Na carta, a Sociedade furtivamente evita os termos "propina", "suborno" ou "fraude", preferindo eufemizá-los como "transação financeira", "gratificação" ou "arranjo". Além disso, menciona o fato de se tratar de uma prática "comum", como se isso atenuasse, de alguma forma, a culpabilidade da pessoa que assim procedesse. Adicionalmente, "lava as mãos" quanto à questão, isentando-se completamente da responsabilidade pelo delito e, ao mesmo tempo, negando auxílio àqueles que viessem a entrar em dificuldades em razão de uma atitude contra a qual afirma-se não haver objeção. O que é isso senão um endosso tácito de tal prática? É também digno de nota o motivo alegado para tal condescendência - vantagens de crescimento. E quanto à imagem da entidade perante Deus e os homens? Seria vantajoso 'crescer' em troca do abandono do alto padrão moral do cristianismo? Estas devem ter sido questões cruciais para aqueles na dianteira da instituição.

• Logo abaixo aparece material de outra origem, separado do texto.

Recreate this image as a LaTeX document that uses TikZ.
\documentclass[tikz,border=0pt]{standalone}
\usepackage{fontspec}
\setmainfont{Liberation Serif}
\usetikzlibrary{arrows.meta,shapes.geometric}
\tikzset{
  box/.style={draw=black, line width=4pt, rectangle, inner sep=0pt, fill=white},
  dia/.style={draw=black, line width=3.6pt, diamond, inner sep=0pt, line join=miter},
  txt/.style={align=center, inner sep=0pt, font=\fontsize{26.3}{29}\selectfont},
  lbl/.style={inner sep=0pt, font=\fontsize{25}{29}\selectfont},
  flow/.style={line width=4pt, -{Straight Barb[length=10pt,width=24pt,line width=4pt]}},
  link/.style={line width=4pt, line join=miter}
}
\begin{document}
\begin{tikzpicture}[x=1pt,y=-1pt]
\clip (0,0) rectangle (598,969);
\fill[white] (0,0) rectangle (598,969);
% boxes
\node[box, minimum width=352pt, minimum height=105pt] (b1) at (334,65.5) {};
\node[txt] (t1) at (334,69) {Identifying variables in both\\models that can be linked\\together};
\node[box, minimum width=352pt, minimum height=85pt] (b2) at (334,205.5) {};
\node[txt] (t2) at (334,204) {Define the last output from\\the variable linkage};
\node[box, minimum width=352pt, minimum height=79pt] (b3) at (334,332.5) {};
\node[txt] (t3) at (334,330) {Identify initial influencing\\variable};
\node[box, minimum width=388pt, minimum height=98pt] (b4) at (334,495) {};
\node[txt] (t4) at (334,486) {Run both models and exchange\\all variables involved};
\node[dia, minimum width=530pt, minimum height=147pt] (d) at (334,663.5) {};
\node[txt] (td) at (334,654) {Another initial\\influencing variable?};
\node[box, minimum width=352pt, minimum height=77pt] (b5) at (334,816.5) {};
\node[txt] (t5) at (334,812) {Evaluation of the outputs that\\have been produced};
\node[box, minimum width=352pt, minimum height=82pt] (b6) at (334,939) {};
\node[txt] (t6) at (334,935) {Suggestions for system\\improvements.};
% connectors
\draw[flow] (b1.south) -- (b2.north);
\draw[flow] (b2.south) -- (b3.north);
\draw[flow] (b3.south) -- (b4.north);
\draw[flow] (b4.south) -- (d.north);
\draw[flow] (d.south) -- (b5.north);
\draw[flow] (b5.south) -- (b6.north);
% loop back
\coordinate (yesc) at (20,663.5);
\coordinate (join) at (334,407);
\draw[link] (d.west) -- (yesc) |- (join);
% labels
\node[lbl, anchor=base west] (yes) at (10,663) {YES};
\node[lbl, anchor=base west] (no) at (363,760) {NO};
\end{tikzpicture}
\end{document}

Por que preferiu a sede das Testemunhas de Jeová "não se envolver em debate" e "deixar as coisas como estão"? A resposta é óbvia: o registro que havia feito em 1943, como entidade CULTURAL, não religiosa. Caso fossem dadas instruções aos na dianteira da filial mexicana no sentido de condenar a prática comum do suborno para a obtenção das "cartillas", os jovens teriam que manifestar objeção de consciência ao serviço militar, o que automaticamente revelaria às autoridades do país o caráter religioso da entidade à qual pertenciam, resultando no confisco das propriedades e capitais da Sociedade Torre de Vigia no México, os quais passariam ao controle do Estado.

Quão forte brilhou perante os mexicanos a "luz" das Testemunhas de Jeová, durante os 50 anos em que elas não usavam publicamente a Bíblia, não oravam nem entoavam cânticos em suas reuniões e ainda pagavam propinas a funcionários públicos corruptos?